Job:
Copy out the data exactly, leaving the pictures behind.

## BEGIN

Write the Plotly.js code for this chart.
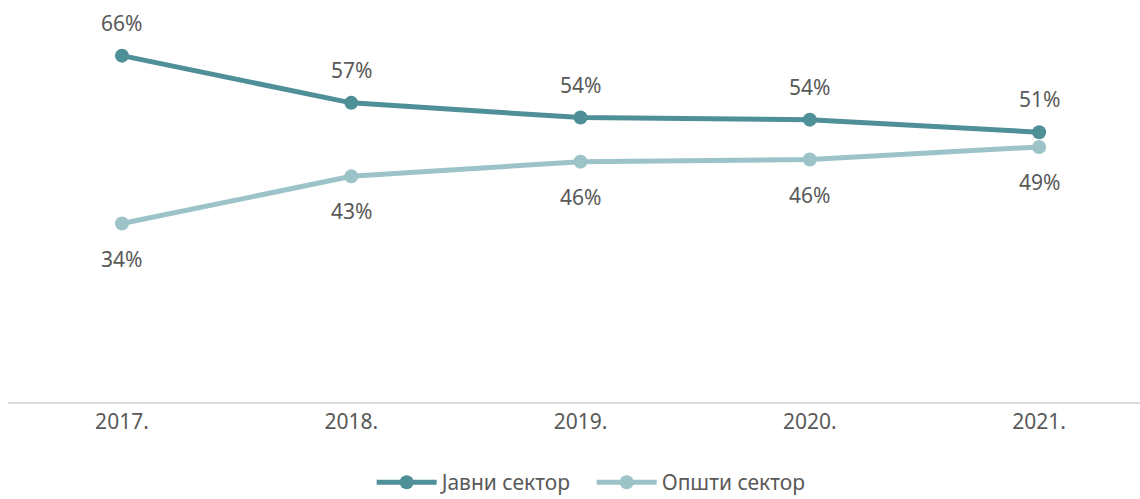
<!DOCTYPE html>
<html><head><meta charset="utf-8">
<script src="https://cdn.plot.ly/plotly-3.0.1.min.js"></script>
<style>html,body{margin:0;padding:0;background:#fff}#c{width:1140px;height:499px}</style>
</head><body><div id="c"></div>
<script>
const years = ['2017.', '2018.', '2019.', '2020.', '2021.'];
const javni = [66, 57, 54.2, 53.8, 51.4];
const opsti = [34, 43, 45.8, 46.2, 48.6];
const nameJavni = 'Јавни сектор';
const nameOpsti = 'Општи сектор';
const cDark = '#4f8f98', cLight = '#9bc3c8';
const FAM = 'Noto Sans, Open Sans, sans-serif';
const mkFont = () => ({family: FAM, size: 21, color: '#595959'});

const traces = [
  {x: years, y: javni, name: nameJavni, type: 'scatter', mode: 'lines+markers',
   line: {color: cDark, width: 5}, marker: {color: cDark, size: 14}},
  {x: years, y: opsti, name: nameOpsti, type: 'scatter', mode: 'lines+markers',
   line: {color: cLight, width: 5}, marker: {color: cLight, size: 14}}
];
const ann = [];
years.forEach((y, i) => {
  ann.push({xref: 'x', yref: 'y', x: i, y: javni[i], text: Math.round(javni[i]) + '%', showarrow: false, yshift: 33, font: mkFont()});
  ann.push({xref: 'x', yref: 'y', x: i, y: opsti[i], text: Math.round(opsti[i]) + '%', showarrow: false, yshift: -35, font: mkFont()});
});
const layout = {
  width: 1140, height: 499,
  margin: {l: 8, r: 0, t: 0, b: 97, autoexpand: false},
  paper_bgcolor: '#fff', plot_bgcolor: '#fff',
  font: mkFont(),
  showlegend: true,
  legend: {orientation: 'h', xref: 'container', x: 0.519, xanchor: 'center', yref: 'container', y: 0.033, yanchor: 'middle',
           font: mkFont(), itemwidth: 60, entrywidth: 145, tracegroupgap: 0},
  xaxis: {type: 'category', range: [-0.497, 4.44], showgrid: false, zeroline: false,
          showline: true, linecolor: '#d9d9d9', linewidth: 2, ticks: '', tickfont: mkFont(), automargin: false},
  yaxis: {range: [0, 76.6], showticklabels: false, showgrid: false, zeroline: false, showline: false, ticks: '', automargin: false},
  annotations: ann
};
Plotly.newPlot('c', traces, layout, {displayModeBar: false, staticPlot: true});
</script></body></html>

## END

Task response:
Write the Plotly.js code for this chart.
<!DOCTYPE html>
<html><head><meta charset="utf-8">
<script src="https://cdn.plot.ly/plotly-3.0.1.min.js"></script>
<style>html,body{margin:0;padding:0;background:#fff}#c{width:1140px;height:499px}</style>
</head><body><div id="c"></div>
<script>
const years = ['2017.', '2018.', '2019.', '2020.', '2021.'];
const javni = [66, 57, 54.2, 53.8, 51.4];
const opsti = [34, 43, 45.8, 46.2, 48.6];
const nameJavni = 'Јавни сектор';
const nameOpsti = 'Општи сектор';
const cDark = '#4f8f98', cLight = '#9bc3c8';
const FAM = 'Noto Sans, Open Sans, sans-serif';
const mkFont = () => ({family: FAM, size: 21, color: '#595959'});

const traces = [
  {x: years, y: javni, name: nameJavni, type: 'scatter', mode: 'lines+markers',
   line: {color: cDark, width: 5}, marker: {color: cDark, size: 14}},
  {x: years, y: opsti, name: nameOpsti, type: 'scatter', mode: 'lines+markers',
   line: {color: cLight, width: 5}, marker: {color: cLight, size: 14}}
];
const ann = [];
years.forEach((y, i) => {
  ann.push({xref: 'x', yref: 'y', x: i, y: javni[i], text: Math.round(javni[i]) + '%', showarrow: false, yshift: 33, font: mkFont()});
  ann.push({xref: 'x', yref: 'y', x: i, y: opsti[i], text: Math.round(opsti[i]) + '%', showarrow: false, yshift: -35, font: mkFont()});
});
const layout = {
  width: 1140, height: 499,
  margin: {l: 8, r: 0, t: 0, b: 97, autoexpand: false},
  paper_bgcolor: '#fff', plot_bgcolor: '#fff',
  font: mkFont(),
  showlegend: true,
  legend: {orientation: 'h', xref: 'container', x: 0.519, xanchor: 'center', yref: 'container', y: 0.033, yanchor: 'middle',
           font: mkFont(), itemwidth: 60, entrywidth: 145, tracegroupgap: 0},
  xaxis: {type: 'category', range: [-0.497, 4.44], showgrid: false, zeroline: false,
          showline: true, linecolor: '#d9d9d9', linewidth: 2, ticks: '', tickfont: mkFont(), automargin: false},
  yaxis: {range: [0, 76.6], showticklabels: false, showgrid: false, zeroline: false, showline: false, ticks: '', automargin: false},
  annotations: ann
};
Plotly.newPlot('c', traces, layout, {displayModeBar: false, staticPlot: true});
</script></body></html>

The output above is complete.